> [Exercise prompt] Word for word, copy all the data and drop the pictures.

---------- Given data

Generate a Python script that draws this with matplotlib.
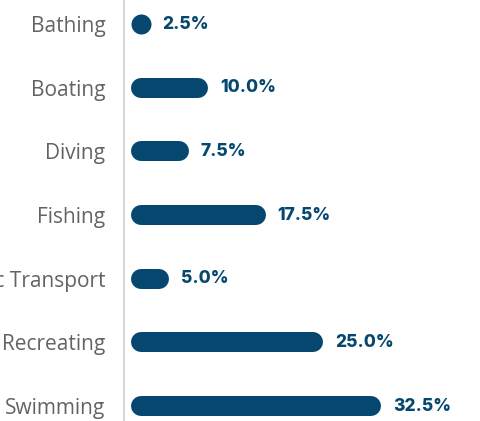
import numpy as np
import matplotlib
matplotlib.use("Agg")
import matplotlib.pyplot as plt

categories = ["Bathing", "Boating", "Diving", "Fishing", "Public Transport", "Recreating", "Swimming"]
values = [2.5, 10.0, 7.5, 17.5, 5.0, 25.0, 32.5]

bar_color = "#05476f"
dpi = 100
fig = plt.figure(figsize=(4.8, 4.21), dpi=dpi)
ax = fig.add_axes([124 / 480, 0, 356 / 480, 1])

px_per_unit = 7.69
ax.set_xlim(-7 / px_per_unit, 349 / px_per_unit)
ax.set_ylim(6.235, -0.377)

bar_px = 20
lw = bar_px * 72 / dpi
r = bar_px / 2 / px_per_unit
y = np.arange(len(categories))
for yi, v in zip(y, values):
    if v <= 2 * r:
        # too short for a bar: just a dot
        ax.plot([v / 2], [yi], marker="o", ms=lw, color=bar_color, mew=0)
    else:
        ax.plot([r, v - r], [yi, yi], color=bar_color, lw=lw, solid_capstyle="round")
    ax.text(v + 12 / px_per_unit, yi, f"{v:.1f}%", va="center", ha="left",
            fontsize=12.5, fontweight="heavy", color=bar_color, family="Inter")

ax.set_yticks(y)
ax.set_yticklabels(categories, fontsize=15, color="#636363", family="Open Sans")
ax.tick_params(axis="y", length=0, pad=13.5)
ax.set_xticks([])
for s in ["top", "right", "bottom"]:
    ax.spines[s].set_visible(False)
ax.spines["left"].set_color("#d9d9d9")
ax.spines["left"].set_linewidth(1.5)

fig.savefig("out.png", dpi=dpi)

--------------------

> [Solution to the problem]
Generate a Python script that draws this with matplotlib.
import numpy as np
import matplotlib
matplotlib.use("Agg")
import matplotlib.pyplot as plt

categories = ["Bathing", "Boating", "Diving", "Fishing", "Public Transport", "Recreating", "Swimming"]
values = [2.5, 10.0, 7.5, 17.5, 5.0, 25.0, 32.5]

bar_color = "#05476f"
dpi = 100
fig = plt.figure(figsize=(4.8, 4.21), dpi=dpi)
ax = fig.add_axes([124 / 480, 0, 356 / 480, 1])

px_per_unit = 7.69
ax.set_xlim(-7 / px_per_unit, 349 / px_per_unit)
ax.set_ylim(6.235, -0.377)

bar_px = 20
lw = bar_px * 72 / dpi
r = bar_px / 2 / px_per_unit
y = np.arange(len(categories))
for yi, v in zip(y, values):
    if v <= 2 * r:
        # too short for a bar: just a dot
        ax.plot([v / 2], [yi], marker="o", ms=lw, color=bar_color, mew=0)
    else:
        ax.plot([r, v - r], [yi, yi], color=bar_color, lw=lw, solid_capstyle="round")
    ax.text(v + 12 / px_per_unit, yi, f"{v:.1f}%", va="center", ha="left",
            fontsize=12.5, fontweight="heavy", color=bar_color, family="Inter")

ax.set_yticks(y)
ax.set_yticklabels(categories, fontsize=15, color="#636363", family="Open Sans")
ax.tick_params(axis="y", length=0, pad=13.5)
ax.set_xticks([])
for s in ["top", "right", "bottom"]:
    ax.spines[s].set_visible(False)
ax.spines["left"].set_color("#d9d9d9")
ax.spines["left"].set_linewidth(1.5)

fig.savefig("out.png", dpi=dpi)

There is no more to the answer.